To make the slides, cut a strip of 1/2″-thick stock about 2″ wide and 7″ long. Leave the depth-of-cut setting unchanged, but move the fence to house the bit almost completely. A shallow first pass along each edge of the blank establishes the dovetail angle but leaves a shoulder above the bit to bear against the fence. A multi-pass cut-and-fit process, shifting the fence, whittles down the dovetail section without affecting the overall (fence-bearing) width of the blank.
Once the blank fits easily into either slot, cut it into two slightly overlong slides. Clamp the box in your bench vise, with a scrap tucked in to hold the slide in place, as shown. Plane down the slide flush with the box end’s face. Turn the box over and repeat the operation to finally fit the second slide. Sand the ends of the wide slides flush with the top and bottom of the box. Glue the slides to the box top (and only to the top, not to the box itself).
With them in place, you can now rout the key grooves across the box top and bottom. Milling them repeats the earlier process for routing the wide slots. Clamp scrap against the wide slides to prevent exit damage. Lower the bit to cut only 1/4″ deep, and set the fence to locate the groove in the center of the box. Plow grooves across the box top and bottom.
Make the keys the way you did the wide slides. Resaw or plane a 1″-wide strip of stock to 3/8″ thick. Rout the edges and fit the keys into the grooves. Plane them flush and trim them to exact length.
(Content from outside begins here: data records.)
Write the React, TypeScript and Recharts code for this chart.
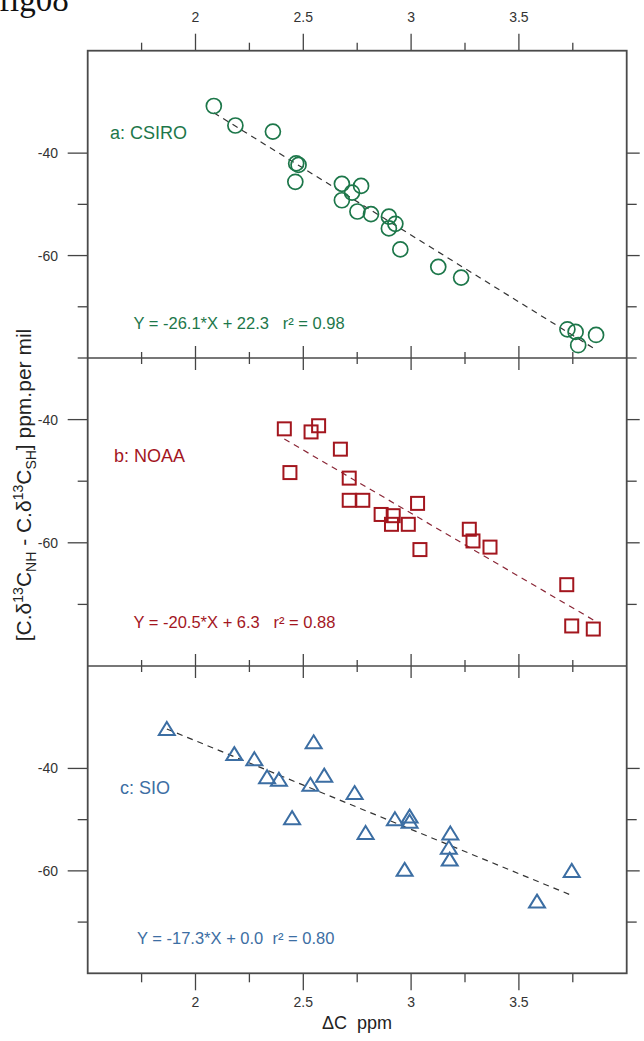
import React from 'react';
import { ScatterChart, Scatter, XAxis, YAxis, ReferenceLine } from 'recharts';

// ΔC (ppm) on x, interhemispheric C.δ13C difference on y
const dcTicks = [1.75, 2, 2.25, 2.5, 2.75, 3, 3.25, 3.5, 3.75];
const dcMajor = [2, 2.5, 3, 3.5];
const diffMajor = [-40, -60];
const diffTicksA = [-70, -60, -50, -40];
const diffTicksB = [-70, -60, -50, -40, -30];
const diffTicksC = [-70, -60, -50, -40];

const csiroDc = [2.085, 2.185, 2.359, 2.467, 2.478, 2.463, 2.679, 2.768, 2.726, 2.679, 2.751, 2.814, 2.897, 2.927, 2.897, 2.95, 3.126, 3.232, 3.725, 3.763, 3.775, 3.858];
const csiroDiff = [-30.8, -34.6, -35.8, -42.0, -42.3, -45.6, -46.0, -46.4, -47.7, -49.2, -51.4, -51.9, -52.4, -53.8, -54.7, -58.8, -62.2, -64.3, -74.4, -74.9, -77.5, -75.5];

const noaaDc = [2.412, 2.438, 2.536, 2.571, 2.672, 2.713, 2.713, 2.776, 2.861, 2.917, 2.909, 2.987, 3.03, 3.041, 3.27, 3.287, 3.366, 3.722, 3.745, 3.845];
const noaaDiff = [-41.5, -48.6, -42.0, -41.0, -44.8, -49.5, -53.1, -53.1, -55.4, -55.6, -57.0, -57.0, -53.6, -61.1, -57.8, -59.7, -60.7, -66.8, -73.5, -74.0];

const sioDc = [1.867, 2.18, 2.273, 2.332, 2.387, 2.533, 2.548, 2.597, 2.448, 2.738, 2.789, 2.925, 2.993, 2.993, 2.97, 3.182, 3.175, 3.179, 3.584, 3.745];
const sioDiff = [-32.5, -37.4, -38.4, -41.9, -42.4, -43.4, -35.1, -41.6, -49.9, -45.0, -52.8, -50.1, -49.6, -50.6, -60.0, -52.9, -55.7, -58.0, -66.2, -60.2];

// regression: slope, intercept, r2
const csiroFit = [-26.1, 22.3, 0.98];
const noaaFit = [-20.5, 6.3, 0.88];
const sioFit = [-17.3, 0.0, 0.8];

const W = 644;
const H = 1041;
const LEFT = 87.7;
const RIGHT = 626.7;
const TOP = 50.7;
const MID1 = 358;
const MID2 = 666;
const BOTTOM = 973.3;
const FONT = '"Liberation Sans", Arial, Helvetica, sans-serif';
const AXIS = '#444';

const GREEN = '#1d774a';
const RED = '#a3161e';
const BLUE = '#3c6ea3';

const toRows = (xs: number[], ys: number[]) => xs.map((x, i) => ({ dc: x, diff: ys[i] }));

function XTick({ x, value, mode }: { x: number; value: number; mode: string }) {
  const major = dcMajor.includes(value);
  if (mode === 'top') {
    return (
      <g>
        <line x1={x} x2={x} y1={TOP} y2={TOP - (major ? 17 : 8)} stroke={AXIS} strokeWidth={1.3} />
        <line x1={x} x2={x} y1={MID1 - (major ? 12 : 6)} y2={MID1 + (major ? 12 : 6)} stroke={AXIS} strokeWidth={1.3} />
        {major && (
          <text x={x} y={22} textAnchor="middle" fontSize={14} fontFamily={FONT} fill="#333">
            {String(value)}
          </text>
        )}
      </g>
    );
  }
  if (mode === 'mid') {
    return (
      <line x1={x} x2={x} y1={MID2 - (major ? 12 : 6)} y2={MID2 + (major ? 12 : 6)} stroke={AXIS} strokeWidth={1.3} />
    );
  }
  return (
    <g>
      <line x1={x} x2={x} y1={BOTTOM} y2={BOTTOM + (major ? 17 : 9)} stroke={AXIS} strokeWidth={1.3} />
      {major && (
        <text x={x} y={1007} textAnchor="middle" fontSize={14} fontFamily={FONT} fill="#333">
          {String(value)}
        </text>
      )}
    </g>
  );
}

function YTick({ y, value }: { y: number; value: number }) {
  const major = diffMajor.includes(value);
  return (
    <g>
      <line x1={LEFT - (major ? 20 : 10)} x2={LEFT} y1={y} y2={y} stroke={AXIS} strokeWidth={1.3} />
      <line x1={RIGHT} x2={RIGHT + (major ? 13 : 10)} y1={y} y2={y} stroke={AXIS} strokeWidth={1.3} />
      {major && (
        <text x={58} y={y + 5} textAnchor="end" fontSize={14} fontFamily={FONT} fill="#333">
          {String(value)}
        </text>
      )}
    </g>
  );
}

const circleShape = (p: any) => (
  <circle cx={p.cx} cy={p.cy} r={7.5} fill="none" stroke={GREEN} strokeWidth={1.7} />
);
const squareShape = (p: any) => (
  <rect x={p.cx - 6.5} y={p.cy - 6.5} width={13} height={13} fill="none" stroke={RED} strokeWidth={2} />
);
const triangleShape = (p: any) => (
  <path
    d={`M${p.cx},${p.cy - 8} L${p.cx + 8},${p.cy + 5} L${p.cx - 8},${p.cy + 5} Z`}
    fill="none"
    stroke={BLUE}
    strokeWidth={2}
  />
);

function Panel(props: {
  top: number;
  bottom: number;
  domain: number[];
  yTicks: number[];
  xs: number[];
  ys: number[];
  fit: number[];
  shape: any;
  lineColor: string;
  mode: string;
}) {
  const { top, bottom, domain, yTicks, xs, ys, fit, shape, lineColor, mode } = props;
  const rows = toRows(xs, ys);
  const x0 = Math.min(...xs);
  const x1 = Math.max(...xs);
  const isTop = mode === 'top';
  // axes take 1px of the margin each (a zero-size axis is not drawn)
  const margin = {
    top: isTop ? top - 1 : top,
    bottom: isTop ? H - bottom : H - bottom - 1,
    left: LEFT - 1,
    right: W - RIGHT,
  };
  return (
    <div style={{ position: 'absolute', left: 0, top: 0 }}>
      <ScatterChart width={W} height={H} margin={margin}>
        <XAxis
          dataKey="dc"
          type="number"
          domain={[1.5, 4]}
          ticks={dcTicks}
          interval={0}
          height={1}
          orientation={isTop ? 'top' : 'bottom'}
          axisLine={false}
          tickLine={false}
          tick={(p: any) => <XTick key={`x${p.payload.value}`} x={p.x} value={p.payload.value} mode={mode} />}
        />
        <YAxis
          dataKey="diff"
          type="number"
          domain={domain}
          ticks={yTicks}
          interval={0}
          width={1}
          axisLine={false}
          tickLine={false}
          allowDataOverflow
          tick={(p: any) => <YTick key={`y${p.payload.value}`} y={p.y} value={p.payload.value} />}
        />
        <ReferenceLine
          segment={[
            { x: x0, y: fit[0] * x0 + fit[1] },
            { x: x1, y: fit[0] * x1 + fit[1] },
          ]}
          stroke={lineColor}
          strokeWidth={1.2}
          strokeDasharray="6 5"
        />
        <Scatter data={rows} shape={shape} isAnimationActive={false} />
      </ScatterChart>
    </div>
  );
}

const eq = (fit: number[], gap: string) =>
  `Y = ${fit[0].toFixed(1)}*X + ${fit[1].toFixed(1)}${gap}r\u00b2 = ${fit[2].toFixed(2)}`;

export default function App() {
  return (
    <div style={{ position: 'absolute', left: 0, top: 0, width: W, height: H, background: '#fff' }}>
      <Panel top={TOP} bottom={MID1} domain={[-80, -20]} yTicks={diffTicksA} xs={csiroDc} ys={csiroDiff}
        fit={csiroFit} shape={circleShape} lineColor="#333" mode="top" />
      <Panel top={MID1} bottom={MID2} domain={[-80, -30]} yTicks={diffTicksB} xs={noaaDc} ys={noaaDiff}
        fit={noaaFit} shape={squareShape} lineColor="#8a2636" mode="mid" />
      <Panel top={MID2} bottom={BOTTOM} domain={[-80, -20]} yTicks={diffTicksC} xs={sioDc} ys={sioDiff}
        fit={sioFit} shape={triangleShape} lineColor="#333" mode="bottom" />
      <svg width={W} height={H} style={{ position: 'absolute', left: 0, top: 0, pointerEvents: 'none' }}>
        <text x={-1} y={11} fontSize={33} fontFamily='"Liberation Serif", "Times New Roman", serif' fill="#111">
          fig08
        </text>
        <rect x={LEFT} y={TOP} width={RIGHT - LEFT} height={BOTTOM - TOP} fill="none" stroke="#4a4a4a" strokeWidth={1.8} />
        <line x1={LEFT} x2={RIGHT} y1={MID1} y2={MID1} stroke="#4a4a4a" strokeWidth={1.6} />
        <line x1={LEFT} x2={RIGHT} y1={MID2} y2={MID2} stroke="#4a4a4a" strokeWidth={1.6} />

        <g fontFamily={FONT}>
          <text x={110} y={138.5} fontSize={18} fill={GREEN}>a: CSIRO</text>
          <text x={133.5} y={328.5} fontSize={16.5} fill={GREEN} style={{ whiteSpace: 'pre' }}>{eq(csiroFit, '   ')}</text>
          <text x={114} y={461.5} fontSize={18} fill={RED}>b: NOAA</text>
          <text x={133.5} y={627.5} fontSize={16.5} fill={RED} style={{ whiteSpace: 'pre' }}>{eq(noaaFit, '   ')}</text>
          <text x={120} y={794} fontSize={18} fill={BLUE}>c: SIO</text>
          <text x={137} y={944} fontSize={16.5} fill={BLUE} style={{ whiteSpace: 'pre' }}>{eq(sioFit, '  ')}</text>

          <text x={357} y={1029} textAnchor="middle" fontSize={18} fill="#222" style={{ whiteSpace: 'pre' }}>
            {'\u0394C  ppm'}
          </text>
          <text x={31} y={485} transform="rotate(-90 31 485)" textAnchor="middle" fontSize={21} fill="#222">
            {'[C.\u03b4'}
            <tspan dy={-8} fontSize={14}>13</tspan>
            <tspan dy={8}>C</tspan>
            <tspan dy={5} fontSize={14}>NH</tspan>
            <tspan dy={-5}>{' - C.\u03b4'}</tspan>
            <tspan dy={-8} fontSize={14}>13</tspan>
            <tspan dy={8}>C</tspan>
            <tspan dy={5} fontSize={14}>SH</tspan>
            <tspan dy={-5}>{'] ppm.per mil'}</tspan>
          </text>
        </g>
      </svg>
    </div>
  );
}
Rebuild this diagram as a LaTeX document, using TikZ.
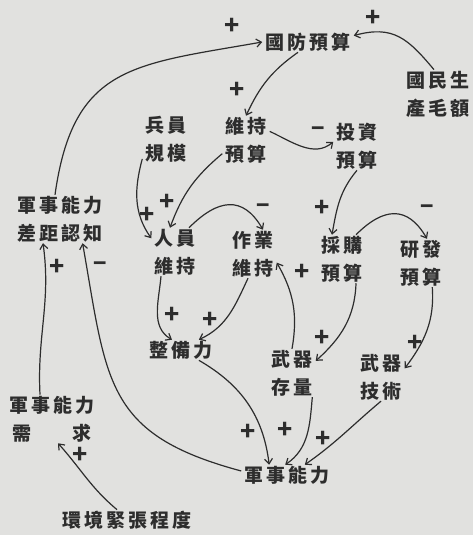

I applied Waterlox for finish, allowing it to dry for several days before rubbing it out with wax and #0000 steel wool.
Solution Step of Construction
The solution to the box’s puzzle — how to open the thing? — is in the limited movement of the bottom key. It moves clear of one slide, but then stops with its far end sticking out. That movement aligns tiny notches in the key’s edges with the dovetail notch in the adjacent slide. Pull the top up, and the slides (they’re glued to the top, remember) pull up and off with it.
The key’s movement is governed by a 1/8″-dia. dowel pin projecting into a short slot in the box bottom. Fit it by pulling the key out of the bottom and laying out the ends of the slot on the centerline of the dovetail groove. Drill the ends of the slot with a 3/16″ bit and then waste the material between them. Reinsert the key, aligning its ends flush with the box ends, then transfer the near slot end location to the key with a transfer punch or drill bit. Move the key to what will be the limit of its travel and score its edges to mark the two notches that must be pared. Pull out the key and drill a stopped 1/8″-dia. hole at the mark, then pare off the dovetailed edges. Reinsert the key, glue the pin into its hole, and fit the top and slides in place.
I left the key in the top unglued, as a kind of diversion. The key comes out, but the box just doesn’t open!